* _What you should do_
Without the pictures, can you quote each line below exactly?

-- Dataset extract start --

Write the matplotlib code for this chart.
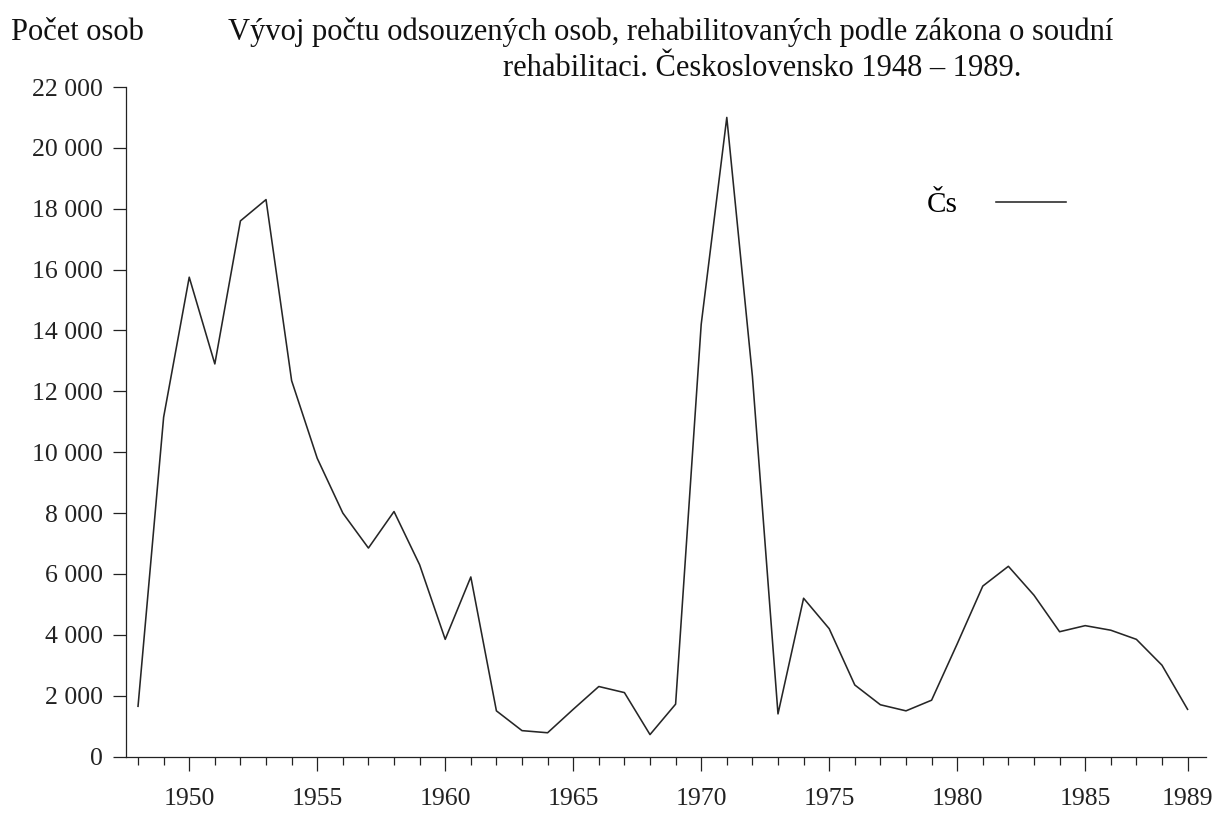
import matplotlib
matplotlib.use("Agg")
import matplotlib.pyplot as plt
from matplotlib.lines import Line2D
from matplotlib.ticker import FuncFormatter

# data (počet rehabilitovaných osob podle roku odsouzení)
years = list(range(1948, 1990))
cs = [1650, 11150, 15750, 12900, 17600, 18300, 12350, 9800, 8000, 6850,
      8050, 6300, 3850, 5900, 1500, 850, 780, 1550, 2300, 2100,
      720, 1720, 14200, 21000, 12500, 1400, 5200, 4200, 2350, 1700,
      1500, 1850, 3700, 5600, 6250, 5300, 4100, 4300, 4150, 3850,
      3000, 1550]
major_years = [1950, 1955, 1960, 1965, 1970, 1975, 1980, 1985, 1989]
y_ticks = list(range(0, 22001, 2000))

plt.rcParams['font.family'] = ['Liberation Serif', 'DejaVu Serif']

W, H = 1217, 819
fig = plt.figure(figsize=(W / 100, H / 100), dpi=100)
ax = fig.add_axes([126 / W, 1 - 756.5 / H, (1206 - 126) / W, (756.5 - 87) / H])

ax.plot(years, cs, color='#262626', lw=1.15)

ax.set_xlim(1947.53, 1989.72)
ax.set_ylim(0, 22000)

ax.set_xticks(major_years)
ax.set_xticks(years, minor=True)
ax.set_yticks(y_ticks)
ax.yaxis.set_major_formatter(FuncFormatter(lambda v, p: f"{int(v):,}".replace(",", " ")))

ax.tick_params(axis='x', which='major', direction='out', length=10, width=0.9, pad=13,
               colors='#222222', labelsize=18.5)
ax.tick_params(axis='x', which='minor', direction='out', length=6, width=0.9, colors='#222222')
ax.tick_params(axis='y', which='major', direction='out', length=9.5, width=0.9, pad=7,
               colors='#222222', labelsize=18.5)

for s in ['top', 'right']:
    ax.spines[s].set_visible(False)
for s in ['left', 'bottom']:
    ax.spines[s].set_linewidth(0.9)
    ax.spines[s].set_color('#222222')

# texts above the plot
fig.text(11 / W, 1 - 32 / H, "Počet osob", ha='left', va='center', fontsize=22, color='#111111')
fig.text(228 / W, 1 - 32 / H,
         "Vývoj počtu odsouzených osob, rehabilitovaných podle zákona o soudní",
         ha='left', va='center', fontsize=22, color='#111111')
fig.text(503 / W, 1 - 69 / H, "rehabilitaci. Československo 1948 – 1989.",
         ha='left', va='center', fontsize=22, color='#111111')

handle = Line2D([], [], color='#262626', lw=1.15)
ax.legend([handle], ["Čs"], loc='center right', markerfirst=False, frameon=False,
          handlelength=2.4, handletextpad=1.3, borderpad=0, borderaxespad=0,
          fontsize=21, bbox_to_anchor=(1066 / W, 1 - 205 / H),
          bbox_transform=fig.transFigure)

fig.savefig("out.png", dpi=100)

-- Dataset extract end --

* _Task response_
Write the matplotlib code for this chart.
import matplotlib
matplotlib.use("Agg")
import matplotlib.pyplot as plt
from matplotlib.lines import Line2D
from matplotlib.ticker import FuncFormatter

# data (počet rehabilitovaných osob podle roku odsouzení)
years = list(range(1948, 1990))
cs = [1650, 11150, 15750, 12900, 17600, 18300, 12350, 9800, 8000, 6850,
      8050, 6300, 3850, 5900, 1500, 850, 780, 1550, 2300, 2100,
      720, 1720, 14200, 21000, 12500, 1400, 5200, 4200, 2350, 1700,
      1500, 1850, 3700, 5600, 6250, 5300, 4100, 4300, 4150, 3850,
      3000, 1550]
major_years = [1950, 1955, 1960, 1965, 1970, 1975, 1980, 1985, 1989]
y_ticks = list(range(0, 22001, 2000))

plt.rcParams['font.family'] = ['Liberation Serif', 'DejaVu Serif']

W, H = 1217, 819
fig = plt.figure(figsize=(W / 100, H / 100), dpi=100)
ax = fig.add_axes([126 / W, 1 - 756.5 / H, (1206 - 126) / W, (756.5 - 87) / H])

ax.plot(years, cs, color='#262626', lw=1.15)

ax.set_xlim(1947.53, 1989.72)
ax.set_ylim(0, 22000)

ax.set_xticks(major_years)
ax.set_xticks(years, minor=True)
ax.set_yticks(y_ticks)
ax.yaxis.set_major_formatter(FuncFormatter(lambda v, p: f"{int(v):,}".replace(",", " ")))

ax.tick_params(axis='x', which='major', direction='out', length=10, width=0.9, pad=13,
               colors='#222222', labelsize=18.5)
ax.tick_params(axis='x', which='minor', direction='out', length=6, width=0.9, colors='#222222')
ax.tick_params(axis='y', which='major', direction='out', length=9.5, width=0.9, pad=7,
               colors='#222222', labelsize=18.5)

for s in ['top', 'right']:
    ax.spines[s].set_visible(False)
for s in ['left', 'bottom']:
    ax.spines[s].set_linewidth(0.9)
    ax.spines[s].set_color('#222222')

# texts above the plot
fig.text(11 / W, 1 - 32 / H, "Počet osob", ha='left', va='center', fontsize=22, color='#111111')
fig.text(228 / W, 1 - 32 / H,
         "Vývoj počtu odsouzených osob, rehabilitovaných podle zákona o soudní",
         ha='left', va='center', fontsize=22, color='#111111')
fig.text(503 / W, 1 - 69 / H, "rehabilitaci. Československo 1948 – 1989.",
         ha='left', va='center', fontsize=22, color='#111111')

handle = Line2D([], [], color='#262626', lw=1.15)
ax.legend([handle], ["Čs"], loc='center right', markerfirst=False, frameon=False,
          handlelength=2.4, handletextpad=1.3, borderpad=0, borderaxespad=0,
          fontsize=21, bbox_to_anchor=(1066 / W, 1 - 205 / H),
          bbox_transform=fig.transFigure)

fig.savefig("out.png", dpi=100)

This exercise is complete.